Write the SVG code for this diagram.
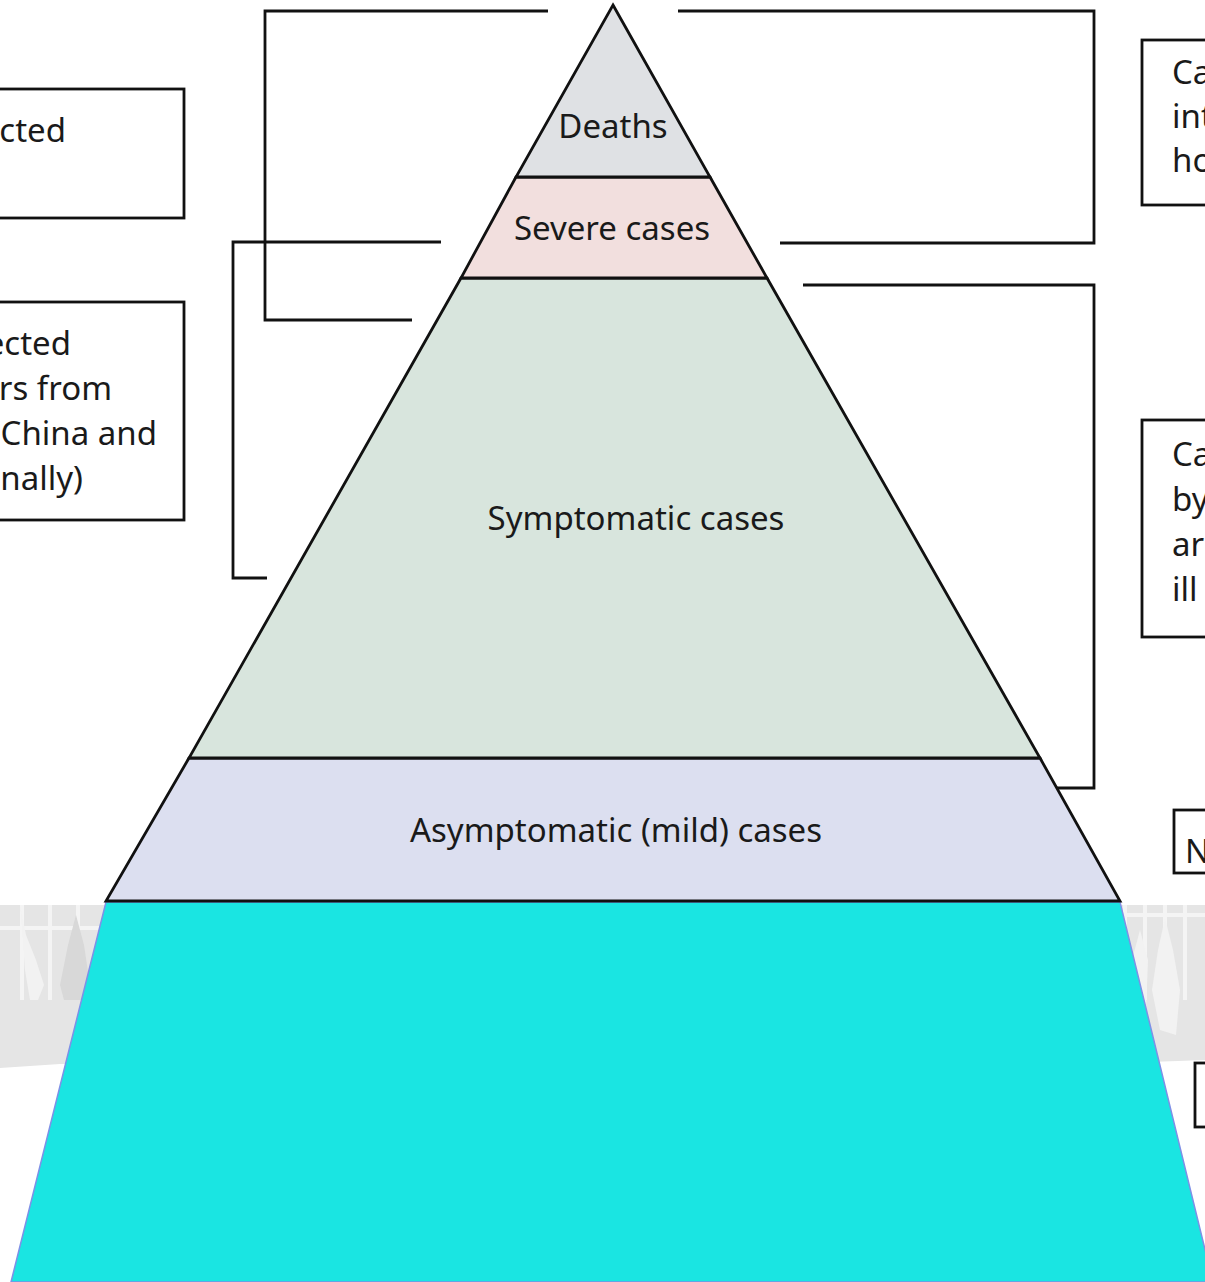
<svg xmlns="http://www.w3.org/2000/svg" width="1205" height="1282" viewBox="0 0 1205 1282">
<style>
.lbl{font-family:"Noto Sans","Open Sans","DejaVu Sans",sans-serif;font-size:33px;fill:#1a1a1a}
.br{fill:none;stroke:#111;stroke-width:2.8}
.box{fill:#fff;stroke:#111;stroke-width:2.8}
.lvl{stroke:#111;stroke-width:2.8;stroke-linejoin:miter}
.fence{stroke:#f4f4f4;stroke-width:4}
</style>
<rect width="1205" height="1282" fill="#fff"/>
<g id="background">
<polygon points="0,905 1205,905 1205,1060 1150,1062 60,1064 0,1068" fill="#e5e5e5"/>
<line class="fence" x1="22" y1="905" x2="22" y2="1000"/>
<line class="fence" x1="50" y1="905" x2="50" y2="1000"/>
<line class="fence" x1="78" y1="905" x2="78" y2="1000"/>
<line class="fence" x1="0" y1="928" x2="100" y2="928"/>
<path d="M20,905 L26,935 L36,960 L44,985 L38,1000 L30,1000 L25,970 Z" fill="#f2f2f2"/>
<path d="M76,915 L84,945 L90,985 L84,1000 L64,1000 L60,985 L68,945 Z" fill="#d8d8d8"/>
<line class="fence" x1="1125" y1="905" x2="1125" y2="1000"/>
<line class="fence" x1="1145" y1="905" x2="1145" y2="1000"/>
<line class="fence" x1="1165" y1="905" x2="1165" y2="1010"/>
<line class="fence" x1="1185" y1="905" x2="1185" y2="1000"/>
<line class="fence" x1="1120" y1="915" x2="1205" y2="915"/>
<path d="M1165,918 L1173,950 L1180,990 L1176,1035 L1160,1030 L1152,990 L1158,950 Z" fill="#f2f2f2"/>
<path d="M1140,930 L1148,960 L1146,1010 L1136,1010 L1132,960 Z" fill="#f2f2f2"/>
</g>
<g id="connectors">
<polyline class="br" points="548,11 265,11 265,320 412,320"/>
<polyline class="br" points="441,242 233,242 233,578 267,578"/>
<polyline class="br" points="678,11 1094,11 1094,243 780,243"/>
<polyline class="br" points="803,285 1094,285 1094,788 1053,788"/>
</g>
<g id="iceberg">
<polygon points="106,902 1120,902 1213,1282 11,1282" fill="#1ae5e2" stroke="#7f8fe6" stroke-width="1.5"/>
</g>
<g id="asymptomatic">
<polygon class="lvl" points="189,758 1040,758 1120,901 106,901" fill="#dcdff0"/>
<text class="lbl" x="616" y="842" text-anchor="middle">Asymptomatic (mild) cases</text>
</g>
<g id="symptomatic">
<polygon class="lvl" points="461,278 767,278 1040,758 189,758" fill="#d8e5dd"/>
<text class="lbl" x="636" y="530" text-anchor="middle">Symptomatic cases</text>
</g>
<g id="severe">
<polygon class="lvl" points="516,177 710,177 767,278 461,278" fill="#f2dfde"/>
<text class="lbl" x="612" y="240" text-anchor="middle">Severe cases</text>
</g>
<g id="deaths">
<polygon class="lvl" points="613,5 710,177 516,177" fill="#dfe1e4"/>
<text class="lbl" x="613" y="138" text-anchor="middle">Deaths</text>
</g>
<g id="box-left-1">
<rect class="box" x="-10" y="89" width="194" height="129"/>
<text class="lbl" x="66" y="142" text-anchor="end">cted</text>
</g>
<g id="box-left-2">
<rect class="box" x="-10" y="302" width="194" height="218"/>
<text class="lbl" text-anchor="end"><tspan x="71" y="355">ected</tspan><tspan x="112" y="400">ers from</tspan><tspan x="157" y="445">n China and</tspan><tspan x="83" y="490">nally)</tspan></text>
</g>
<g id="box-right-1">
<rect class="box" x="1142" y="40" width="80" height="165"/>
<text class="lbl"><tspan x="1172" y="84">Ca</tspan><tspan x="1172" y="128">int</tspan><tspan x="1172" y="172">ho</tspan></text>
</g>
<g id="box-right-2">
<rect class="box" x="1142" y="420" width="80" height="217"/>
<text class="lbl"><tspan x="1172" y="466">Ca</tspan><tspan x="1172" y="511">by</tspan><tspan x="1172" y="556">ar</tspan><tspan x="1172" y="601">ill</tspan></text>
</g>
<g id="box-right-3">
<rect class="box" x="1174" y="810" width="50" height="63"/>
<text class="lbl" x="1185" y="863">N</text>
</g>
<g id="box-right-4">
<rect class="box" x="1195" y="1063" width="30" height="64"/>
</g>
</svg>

........

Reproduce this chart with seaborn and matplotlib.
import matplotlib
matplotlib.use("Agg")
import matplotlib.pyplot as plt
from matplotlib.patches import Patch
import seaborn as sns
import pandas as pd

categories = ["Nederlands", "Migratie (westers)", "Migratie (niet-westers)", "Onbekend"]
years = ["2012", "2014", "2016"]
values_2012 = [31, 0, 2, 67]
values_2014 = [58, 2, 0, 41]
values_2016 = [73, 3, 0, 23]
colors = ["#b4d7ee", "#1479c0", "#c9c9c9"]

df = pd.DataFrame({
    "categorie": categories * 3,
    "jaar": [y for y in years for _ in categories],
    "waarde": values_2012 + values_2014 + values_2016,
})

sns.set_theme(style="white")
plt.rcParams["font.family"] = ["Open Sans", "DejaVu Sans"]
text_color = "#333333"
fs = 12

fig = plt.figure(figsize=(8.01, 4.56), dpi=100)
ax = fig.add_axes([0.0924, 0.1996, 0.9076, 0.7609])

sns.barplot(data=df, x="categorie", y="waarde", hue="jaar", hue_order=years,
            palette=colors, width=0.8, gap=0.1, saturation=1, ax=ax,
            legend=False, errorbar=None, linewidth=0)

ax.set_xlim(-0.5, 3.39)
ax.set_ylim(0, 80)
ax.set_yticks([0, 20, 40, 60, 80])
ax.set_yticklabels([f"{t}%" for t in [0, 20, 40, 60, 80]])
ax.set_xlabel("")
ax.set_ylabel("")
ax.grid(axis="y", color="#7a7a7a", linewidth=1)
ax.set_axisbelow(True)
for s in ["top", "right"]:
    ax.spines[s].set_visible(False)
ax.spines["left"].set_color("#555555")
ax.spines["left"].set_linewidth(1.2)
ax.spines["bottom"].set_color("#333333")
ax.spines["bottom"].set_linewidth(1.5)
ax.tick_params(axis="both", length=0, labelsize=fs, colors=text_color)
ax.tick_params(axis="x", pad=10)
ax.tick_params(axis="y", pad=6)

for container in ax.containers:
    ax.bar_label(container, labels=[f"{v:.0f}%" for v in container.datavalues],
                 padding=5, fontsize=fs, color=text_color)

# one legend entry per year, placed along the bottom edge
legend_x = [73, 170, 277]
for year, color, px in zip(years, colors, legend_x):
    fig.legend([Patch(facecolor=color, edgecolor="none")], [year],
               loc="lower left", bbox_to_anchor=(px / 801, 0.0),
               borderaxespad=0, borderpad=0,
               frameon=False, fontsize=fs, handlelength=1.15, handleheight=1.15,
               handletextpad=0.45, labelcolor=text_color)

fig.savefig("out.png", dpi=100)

........

■ **To do**
In the listing above, find the line with "Reproduce this chart" and the line with "legend=False, errorbar=None, linewidth=0)", then print exactly those two lines and every line between them, and nothing more.

■ **Full output**
Reproduce this chart with seaborn and matplotlib.
import matplotlib
matplotlib.use("Agg")
import matplotlib.pyplot as plt
from matplotlib.patches import Patch
import seaborn as sns
import pandas as pd

categories = ["Nederlands", "Migratie (westers)", "Migratie (niet-westers)", "Onbekend"]
years = ["2012", "2014", "2016"]
values_2012 = [31, 0, 2, 67]
values_2014 = [58, 2, 0, 41]
values_2016 = [73, 3, 0, 23]
colors = ["#b4d7ee", "#1479c0", "#c9c9c9"]

df = pd.DataFrame({
    "categorie": categories * 3,
    "jaar": [y for y in years for _ in categories],
    "waarde": values_2012 + values_2014 + values_2016,
})

sns.set_theme(style="white")
plt.rcParams["font.family"] = ["Open Sans", "DejaVu Sans"]
text_color = "#333333"
fs = 12

fig = plt.figure(figsize=(8.01, 4.56), dpi=100)
ax = fig.add_axes([0.0924, 0.1996, 0.9076, 0.7609])

sns.barplot(data=df, x="categorie", y="waarde", hue="jaar", hue_order=years,
            palette=colors, width=0.8, gap=0.1, saturation=1, ax=ax,
            legend=False, errorbar=None, linewidth=0)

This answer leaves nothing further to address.